東京地方裁判所 昭和52年(ワ)4670号 判決 1978年3月15日
原告 株式会社拓銀
被告 国
主文
原告の請求を棄却する。
訴訟費用は原告の負担とする。
事実
第一当事者の求めた裁判
一 請求の趣旨
1 被告は原告に対し金六八一、五〇〇円および昭和五二年六月七日より支払済に至るまで年五分の割合による金員を支払え。
2 訴訟費用は被告の負担とする。
3 仮執行宣言。
二 請求の趣旨に対する答弁
1 原告の請求を棄却する。
2 訴訟費用は原告の負担とする。
3 被告敗訴の場合、担保の提供を条件とする仮執行免脱の宣言。
第二当事者の主張
一 請求原因
1 債権者訴外横浜市信用保証協会、債務者訴外有限会社室伏製作所間の横浜地方裁判所昭和五一年(ケ)第一九二号土地、建物任意競売事件につき昭和五一年一〇月二二日に実施された競売期日において、原告は別紙物件目録記載の建物(以下「本件建物」という。)について最高価競買人となり、同日右裁判所に競買保証金金六八一、五〇〇円を納付した。

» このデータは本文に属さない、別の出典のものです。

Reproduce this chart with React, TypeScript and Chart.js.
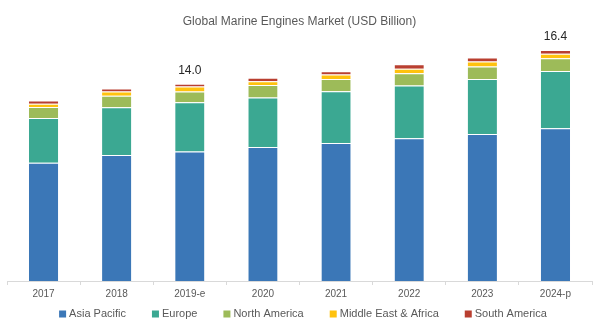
import React, { useEffect, useRef } from "react";
import { Chart, registerables } from "chart.js";

Chart.register(...registerables);

const categories = ["2017", "2018", "2019-e", "2020", "2021", "2022", "2023", "2024-p"];
const asiaPacific = [8.4, 8.95, 9.2, 9.52, 9.8, 10.13, 10.44, 10.85];
const europe = [3.18, 3.39, 3.5, 3.51, 3.67, 3.75, 3.91, 4.06];
const northAmerica = [0.78, 0.81, 0.75, 0.88, 0.88, 0.88, 0.88, 0.9];
const middleEastAfrica = [0.23, 0.31, 0.36, 0.28, 0.31, 0.31, 0.36, 0.33];
const southAmerica = [0.23, 0.21, 0.19, 0.24, 0.23, 0.33, 0.28, 0.26];
const totalLabels = ["", "", "14.0", "", "", "", "", "16.4"];

const FONT = "'Liberation Sans', Arial, sans-serif";

const totalLabelPlugin = {
  id: "totalLabels",
  afterDatasetsDraw(chart: any) {
    const ctx = chart.ctx;
    const n = chart.data.datasets.length;
    const lastMeta = chart.getDatasetMeta(n - 1);
    ctx.save();
    ctx.font = `12px ${FONT}`;
    ctx.fillStyle = "#262626";
    ctx.textAlign = "center";
    ctx.textBaseline = "middle";
    lastMeta.data.forEach((bar: any, i: number) => {
      const t = totalLabels[i];
      if (t) ctx.fillText(t, bar.x, bar.y - 13);
    });
    ctx.restore();
  },
};

const bottomLegendPlugin = {
  id: "bottomLegend",
  afterDraw(chart: any) {
    const ctx = chart.ctx;
    const ds = chart.data.datasets;
    const box = 7;
    const boxGap = 3;
    const itemGap = 26;
    const y = 314;
    ctx.save();
    ctx.font = `11px ${FONT}`;
    const widths = ds.map((d: any) => box + boxGap + ctx.measureText(d.label).width);
    const total = widths.reduce((a: number, b: number) => a + b, 0) + itemGap * (ds.length - 1);
    let x = (chart.width - total) / 2;
    ds.forEach((d: any, i: number) => {
      ctx.fillStyle = d.backgroundColor;
      ctx.fillRect(x, y - box / 2, box, box);
      ctx.fillStyle = "#595959";
      ctx.textAlign = "left";
      ctx.textBaseline = "middle";
      ctx.fillText(d.label, x + box + boxGap, y);
      x += widths[i] + itemGap;
    });
    ctx.restore();
  },
};

export default function App() {
  const ref = useRef<HTMLCanvasElement | null>(null);
  useEffect(() => {
    document.body.style.margin = "0";
    if (!ref.current) return;
    const mk = (label: string, data: number[], color: string) => ({
      label,
      data,
      backgroundColor: color,
      borderColor: "rgba(255,255,255,0.35)",
      borderWidth: { top: 1, bottom: 0, left: 0, right: 0 },
      borderSkipped: false,
      categoryPercentage: 1,
      barPercentage: 0.4,
    });
    const chart = new Chart(ref.current, {
      type: "bar",
      data: {
        labels: categories,
        datasets: [
          mk("Asia Pacific", asiaPacific, "#3b77b7"),
          mk("Europe", europe, "#3ba892"),
          mk("North America", northAmerica, "#9dbb59"),
          mk("Middle East & Africa", middleEastAfrica, "#ffc20e"),
          mk("South America", southAmerica, "#b93f30"),
        ],
      },
      options: {
        animation: false,
        responsive: false,
        maintainAspectRatio: false,
        layout: { padding: { left: 7, right: 14, top: 0, bottom: 27 } },
        plugins: {
          title: {
            display: true,
            text: "Global Marine Engines Market (USD Billion)",
            color: "#595959",
            font: { family: FONT, size: 12, weight: "normal" },
            padding: { top: 14, bottom: 8 },
          },
          legend: { display: false },
          tooltip: { enabled: false },
        },
        scales: {
          x: {
            stacked: true,
            grid: {
              display: true,
              drawOnChartArea: false,
              drawTicks: true,
              tickLength: 4,
              color: "#d9d9d9",
              offset: true,
            },
            border: { display: true, color: "#d9d9d9" },
            ticks: {
              color: "#595959",
              font: { family: FONT, size: 10 },
              padding: 3,
            },
          },
          y: {
            stacked: true,
            display: false,
            min: 0,
            max: 17.37,
          },
        },
      },
      plugins: [totalLabelPlugin, bottomLegendPlugin],
    });
    return () => chart.destroy();
  }, []);
  return <canvas ref={ref} width={606} height={330} style={{ display: "block" }} />;
}
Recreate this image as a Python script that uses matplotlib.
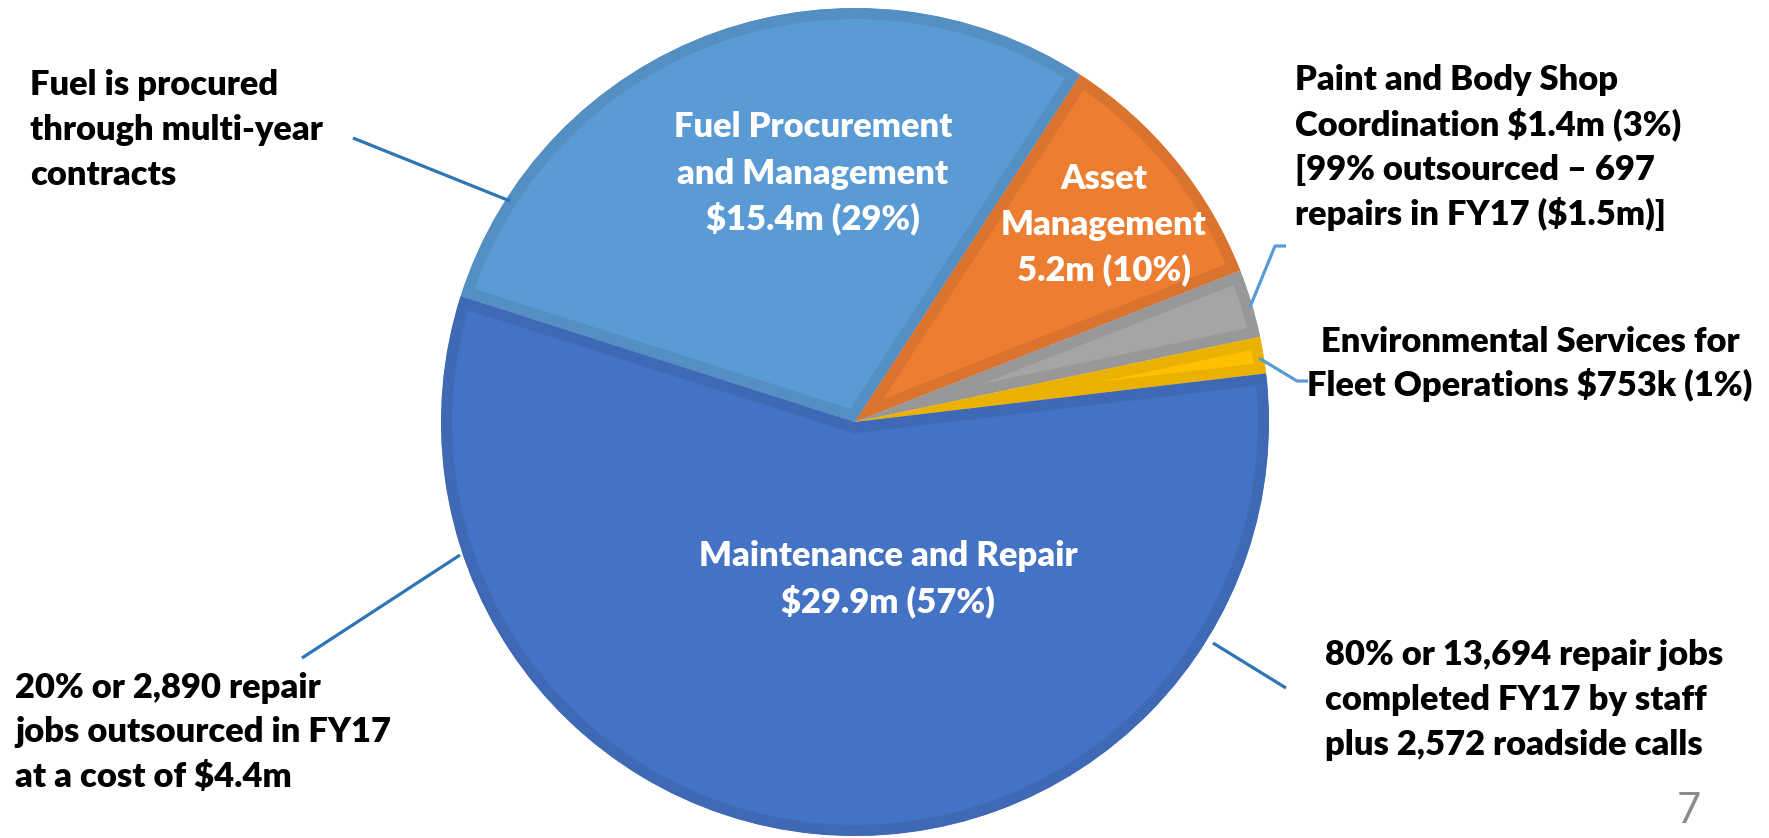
import matplotlib
matplotlib.use("Agg")
import matplotlib.pyplot as plt
from matplotlib.colors import to_rgb

# ---- data ----
categories = ["Fuel Procurement and Management", "Asset Management",
              "Paint and Body Shop Coordination",
              "Environmental Services for Fleet Operations",
              "Maintenance and Repair"]
values_musd = [15.4, 5.2, 1.4, 0.753, 29.9]
colors = ["#5B9BD5", "#ED7D31", "#A5A5A5", "#FFC000", "#4472C4"]

inner_labels = {
    0: ["Fuel Procurement", "and Management", "$15.4m (29%)"],
    1: ["Asset", "Management", "5.2m (10%)"],
    4: ["Maintenance and Repair", "$29.9m (57%)"],
}
note_fuel = ["Fuel is procured", "through multi-year", "contracts"]
note_paint = ["Paint and Body Shop", "Coordination $1.4m (3%)",
              "[99% outsourced \u2013 697", "repairs in FY17 ($1.5m)]"]
note_env = ["Environmental Services for", "Fleet Operations $753k (1%)"]
note_staff = ["80% or 13,694 repair jobs", "completed FY17 by staff",
              "plus 2,572 roadside calls"]
note_out = ["20% or 2,890 repair", "jobs outsourced in FY17",
            "at a cost of $4.4m"]
page_number = "7"

W, H = 1769, 838
FONT = ["Lato", "DejaVu Sans"]
FS = 24.8
WEIGHT = "heavy"

fig = plt.figure(figsize=(W / 100, H / 100), dpi=100)
ax = fig.add_axes([0, 0, 1, 1])


def Y(py):
    return H - py


def darker(c, f=0.9):
    r, g, b = to_rgb(c)
    return (r * f, g * f, b * f)


cx, cy, R = 855, Y(422), 414
wedges, _ = ax.pie(values_musd, colors=colors, startangle=162.3,
                   counterclock=False, center=(cx, cy), radius=R,
                   frame=True)
ax.set_xlim(0, W)
ax.set_ylim(0, H)
ax.set_aspect("equal")
ax.axis("off")
for w, c in zip(wedges, colors):
    w.set_edgecolor(darker(c, 0.92))
    w.set_linewidth(16)
    w.set_joinstyle("miter")
    w.set_clip_on(True)
    w.set_clip_path(w)


def lines(txts, x, ys, ha="left", color="black", **kw):
    for t, y in zip(txts, ys):
        ax.text(x, Y(y), t, ha=ha, va="baseline", color=color,
                fontsize=FS, fontweight=WEIGHT, family=FONT, **kw)


# inner labels
lines(inner_labels[0], 813, [137, 184, 229], ha="center", color="white")
lines(inner_labels[1], 1104, [189, 235, 280], ha="center", color="white")
lines(inner_labels[4], 888, [566, 612], ha="center", color="white")

# outside notes
lines(note_fuel, 30, [95, 140, 185])
lines(note_paint, 1295, [90, 135, 180, 225])
lines(note_env, 1530, [352, 396], ha="center")
lines(note_staff, 1325, [665, 710, 755])
lines(note_out, 15, [698, 742, 787])

ax.text(1701, Y(823), page_number, ha="right", va="baseline",
        color="#8C8C8C", fontsize=30, fontweight="normal", family=FONT)

# leader lines
dark_blue = "#2E75B6"
light_blue = "#5B9BD5"
ax.plot([353, 510], [Y(138), Y(201)], color=dark_blue, lw=2.3,
        solid_capstyle="butt")
ax.plot([302, 460], [Y(658), Y(555)], color=dark_blue, lw=2.3,
        solid_capstyle="butt")
ax.plot([1213, 1286], [Y(643), Y(688)], color=dark_blue, lw=2.3,
        solid_capstyle="butt")
ax.plot([1286, 1275, 1250], [Y(246), Y(246), Y(307)], color=light_blue,
        lw=2.3, solid_capstyle="butt")
ax.plot([1259, 1297, 1308], [Y(358), Y(381), Y(381)], color=light_blue,
        lw=2.3, solid_capstyle="butt")

fig.savefig("out.png", dpi=100)
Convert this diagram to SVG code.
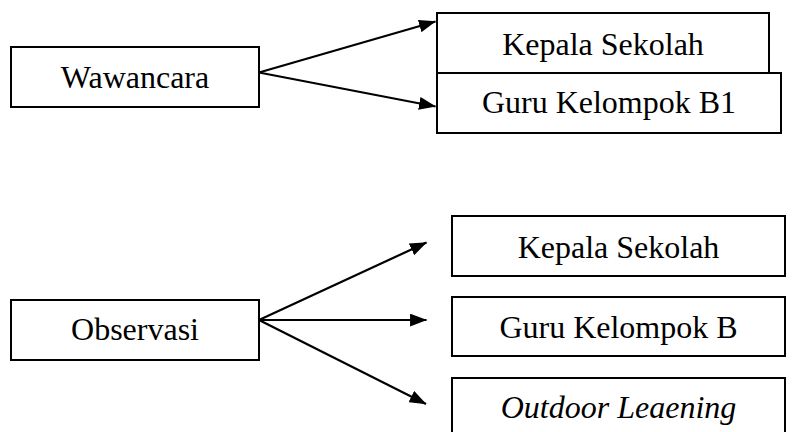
<svg xmlns="http://www.w3.org/2000/svg" width="792" height="432" viewBox="0 0 792 432">
<style>
.box{fill:#fff;stroke:#000;stroke-width:2}
.lbl{font-family:"Liberation Serif","Times New Roman",serif;font-size:32px;fill:#000;text-anchor:middle}
.it{font-style:italic}
.con{stroke:#000;stroke-width:2.2;fill:none}
</style>
<defs>
<marker id="ah" markerUnits="userSpaceOnUse" markerWidth="17" markerHeight="13" viewBox="0 0 16 12" refX="15.5" refY="6" orient="auto">
<path d="M0,0 L16,6 L0,12 z" fill="#000"/>
</marker>
</defs>
<rect width="792" height="432" fill="#fff"/>
<g id="wawancara">
<rect class="box" x="11" y="47" width="248" height="60"/>
<text class="lbl" x="135" y="88">Wawancara</text>
</g>
<g id="kepala1">
<rect class="box" x="437" y="13" width="332" height="60"/>
<text class="lbl" x="603" y="55">Kepala Sekolah</text>
</g>
<g id="guru1">
<rect class="box" x="437" y="73" width="344" height="60"/>
<text class="lbl" x="609" y="113">Guru Kelompok B1</text>
</g>
<g id="observasi">
<rect class="box" x="11" y="300" width="248" height="60"/>
<text class="lbl" x="135" y="340">Observasi</text>
</g>
<g id="kepala2">
<rect class="box" x="452" y="216" width="333" height="60"/>
<text class="lbl" x="618.5" y="258">Kepala Sekolah</text>
</g>
<g id="guru2">
<rect class="box" x="452" y="297" width="333" height="59"/>
<text class="lbl" x="618.5" y="338">Guru Kelompok B</text>
</g>
<g id="outdoor">
<rect class="box" x="452" y="378" width="333" height="70"/>
<text class="lbl it" x="618.5" y="418">Outdoor Leaening</text>
</g>
<g id="connectors">
<line class="con" x1="259" y1="72.5" x2="435.5" y2="21.5" marker-end="url(#ah)"/>
<line class="con" x1="259" y1="72.5" x2="435.5" y2="106.5" marker-end="url(#ah)"/>
<line class="con" x1="259" y1="320" x2="426.5" y2="242.5" marker-end="url(#ah)"/>
<line class="con" x1="259" y1="320" x2="426.5" y2="320" marker-end="url(#ah)"/>
<line class="con" x1="259" y1="320" x2="426" y2="404" marker-end="url(#ah)"/>
</g>
</svg>
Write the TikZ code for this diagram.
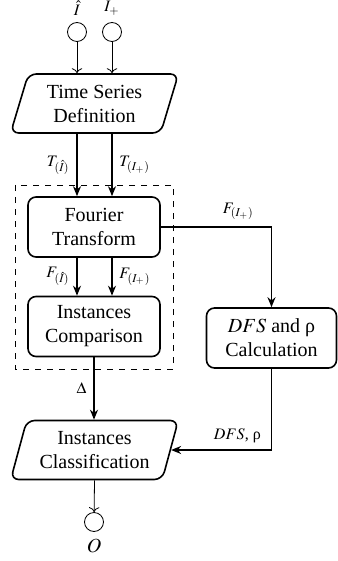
\documentclass[tikz,border=0pt]{standalone}
\usepackage{mathptmx}
\usepackage[no-math]{fontspec}
\setmainfont{Liberation Serif}
\usetikzlibrary{shapes.geometric,arrows.meta}

\begin{document}
\begin{tikzpicture}[x=0.5pt, y=-0.5pt,
	proc/.style={draw, thick, rounded corners=4pt, minimum width=66pt, minimum height=30pt, align=center},
	io/.style={draw, thick, trapezium, trapezium left angle=74, trapezium right angle=106, trapezium stretches=true, rounded corners=4pt, minimum width=84pt, minimum height=29.5pt, align=center},
	term/.style={circle, draw, minimum size=9.5pt, inner sep=0pt},
	lbl/.style={font=\footnotesize},
	flow/.style={thick, -{Stealth[length=5pt, width=4pt]}}]
			\useasboundingbox (0,0) rectangle (337,561);
			% Entradas
			\node[term, label={[lbl]above:$\hat{I}$}] (ih) at (77,32) {};
			\node[term, label={[lbl]above:$I_{+}$}] (ip) at (112,32) {};
			
			% Series temporales
			\node[io] (ts) at (94.5,103.5) {Time Series\\Definition};
			\draw[->] (ih) -- (ih |- ts.north);
			\draw[->] (ip) -- (ip |- ts.north);
			
			% Bloque de Fourier
			\draw[dashed] (15,185) rectangle (173,369);
			\node[proc] (ft) at (94,227) {Fourier\\Transform};
			\node[proc] (ic) at (94,326.5) {Instances\\Comparison};
			
			\draw[flow] (ts.south -| ih) -- node[lbl, left] {$T_{(\hat{I})}$} (ih |- ft.north);
			\draw[flow] (ts.south -| ip) -- node[lbl, right] {$T_{(I_{+})}$} (ip |- ft.north);
			\draw[flow] (ft.south -| ih) -- node[lbl, left] {$F_{(\hat{I})}$} (ih |- ic.north);
			\draw[flow] (ft.south -| ip) -- node[lbl, right] {$F_{(I_{+})}$} (ip |- ic.north);
			
			% DFS
			\node[proc, minimum width=65pt] (dfs) at (271.5,338) {$DFS$ and ρ\\Calculation};
			\draw[flow] (ft.east) -| node[lbl, pos=0.35, above] {$F_{(I_{+})}$} (dfs.north);
			
			% Clasificacion
			\node[io] (cl) at (94.5,450) {Instances\\Classification};
			\draw[flow] (ic.south) -- node[lbl, left] {$\Delta$} (ic.south |- cl.north);
			\draw[flow] (dfs.south) |- node[lbl, pos=0.67, above] {$DFS$, ρ} (cl.east);
			
			% Salida
			\node[term, label={below:$O$}] (out) at (94,522) {};
			\draw[->] (cl.south) -- (out);
		\end{tikzpicture}
\end{document}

2 右裁判所は同月二九日競落期日を開いて競落許可決定をなし、原告に対して代金支払期日として同年一二月二日を指定したが、右期日に原告が代金支払義務を履行しなかつたので、再競売命令を下し、再競売期日として昭和五二年一月一四日を指定した。
3 本件建物は昭和五一年一二月二〇日頃何者かに取毀されて滅失し、再競売をなすことはできなくなつた。
4 右裁判所は本件建物の滅失のため前記再競売期日の指定を取消し、右競買保証金を売却代金として昭和五二年五月一七日配当を実施した。
5 よつて原告は被告に対し、1記載の競買保証金およびこれに対する訴状送達の翌日たる昭和五二年六月七日より支払済に至るまで民事法定利率の年五分の割合による遅延損害金の支払を求める。
二 請求原因に対する認否
請求原因1、2の事実は認める。同3の事実のうち、本件建物が滅失したことは認めるが、滅失の日は不知。同4の事実は認める。
理由
一 請求原因1、2の事実は当事者間に争いがなく、弁論の全趣旨によると、本件建物は再競売命令後再競売期日前に滅失したことが認められ、4の事実は当事者間に争いがない。
二 右の事実によると、再競売手続は本件建物滅失のため取消されたものの、競売手続開始決定そのものは取消されることなく、代金交付手続が実施されたのであるから、原告としては、もはや本件保証金の返還を求めることはできないものというべきである。
けだし、最高競買申立人が競買申出の拘束力から解放されて競買保証金の返還を求め得るのは、競落不許可決定の確定したとき(民事訴訟法六八四条)、六七六条一項により新競売期日が指定されたとき、六七八条により競買を取消したときの外は競売申立が取下げられたときか競売手続が異議(五四四条)・抗告(五五八条)、五五〇条一号ないし三号、六五三条、六五六条二項等により取消された場合に限られ、上記の場合以外に競売手続内で競買保証金の返還を求める根拠はないからである(従つて、原告としては、本件保証金の返還を求めるには、その前提手続として競売手続開始決定の取消を求めて執行方法の異議(民事訴訟法五四四条)を申立てるべきであつたといえよう。)。
よつて原告の本訴請求はこの点において、既に失当といわねばならないから、これを棄却することとし、訴訟費用の負担につき、民事訴訟法八九条を適用して、主文のとおり判決する。